Question to the Department for Education:
To ask the Secretary of State for Education, what discussions her Department has had with Birmingham City Council on increasing the number of secondary school places in Sutton Coldfield constituency.
The statutory duty to provide sufficient school places sits with local authorities. The department provides capital funding through the Basic Need grant to support local authorities to provide school places, based on their own pupil forecasts and school capacity data. They can use this funding to provide places in new schools or through expansions of existing schools. The funding is not ringfenced, subject to the conditions set out in the published Grant Determination Letter, nor is it time bound, meaning local authorities are free to use this funding to best meet their local priorities.
Birmingham City Council has been allocated just below £26.2 million to support new school places needed over the current and next two academic years, up to and including the academic year starting in September 2026.
The department’s Pupil Place Planning Advisers engage with local authorities regularly, to review their plans for creating additional places and to consider alternatives where necessary. When local authorities are experiencing difficulties, they offer support and advice.
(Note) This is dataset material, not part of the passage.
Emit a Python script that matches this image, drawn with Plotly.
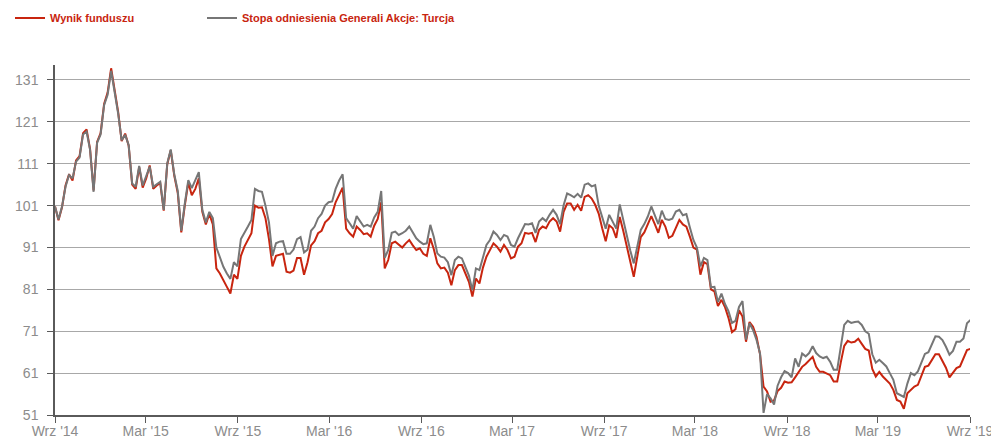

Recent engagement with Birmingham City Council has confirmed both existing and anticipated secondary sufficiency pressure in Sutton Coldfield. The local authority is investing in expansions within existing schools to address short term localised sufficiency pressure and exploring further expansions to meet medium term demand. The department is aware of planned housing development in the local area in the longer term which may ultimately require additional school places to meet community needs.